A SIGNIFICANT INFLUENCE
Nineteen twenty-four greatly impacted on Virginia's Native American populations and beyond. It marked another page to "Paper or Document Genocide." This was another chapter in US Governmental attempts to destroy the Native American populations. Just, without spilling blood, write them out of the census. After the 1924 Racial Integrity Act in Richmond VA, it was difficult to survive as a "Hidden Indian" in rural Fairfax County and the Nation's Capital, especially if you were bright and talented. The Act, spearheaded by eugenics proponent Dr. Walter Ashby Plecker, made it punishable by imprisonment, anyone who placed "Indian" as the race of an individual's birth certificate. Plecker believed that America had just two races, one white and the other black. His goal was to eradicate the Indian, a tactic the Nazis came to America before WWII to learn about how to apply this movement to Germany's Jews.
So, some Native families knew their tribal names, but many went underground.
|Above: One of Georgia's many ceramic pieces using a more contemporary approach to traditional Pamunkey pottery by incorporating painting. (Her BFA was in painting while her MFA was in ceramics.)|
DC did not recognize its local Native Americans, only those dignitaries who, as parts of delegations, occasionally visited from "out West". As for the local populations, most mistakenly believed that "the Indians were all killed out." The only prominent Native presence in the city and surrounding suburbs are the derogatory Redskin football mascot and the team's name.
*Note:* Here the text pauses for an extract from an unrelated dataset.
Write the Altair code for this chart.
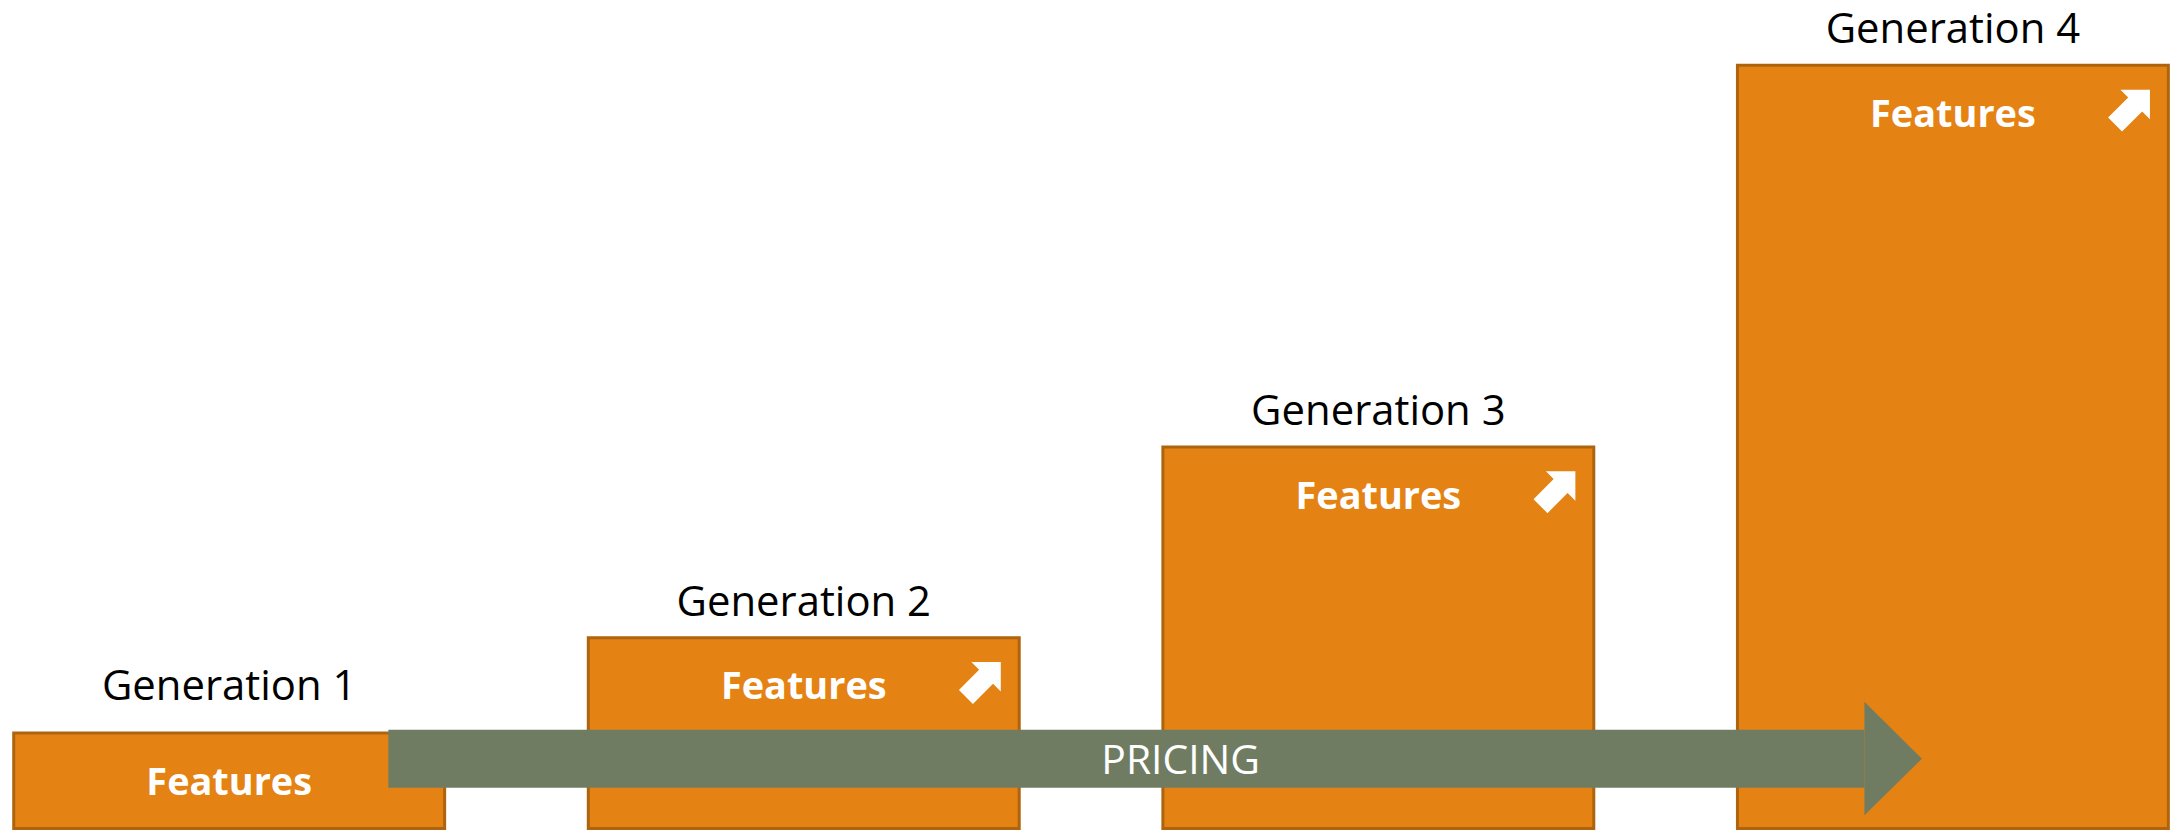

Some local Native families kept their family secrets for fear of ridicule or skeptical believers in the racist "One Drop Theory." That is, "one drop of Sub-Saharan ‘blood' makes one Black. Today, this racist theory is still believed and enforced by self-appointed "race police". The fact in DC, as was true of other cities, if you were not white you had to live in the Negro part of town. Full blood Cherokees and Delaware Natives ran into the same segregated housing issues. Brown-skinned Natives were misidentified as "colored,"
It is important to mention this applied un-scientific theory that was created by America racists since it impacted on the life and career of Georgia Mills Jessup. During the last 30 years of her life, Georgia reconnected with and worked closely on Native issues with her cousins on the Pamunkey Reservation. She, Chief Bill Miles and his wife, Ann (a genealogist) stayed at each other's homes while doing family research and tribal business.
In spite of adversities created by external identity challenges, she was extremely successful in reestablishing her indigenous ties to her beloved city in "Attan Amaik" (Powhatan Algonquian territorial name which translates into "Our Fertile Country").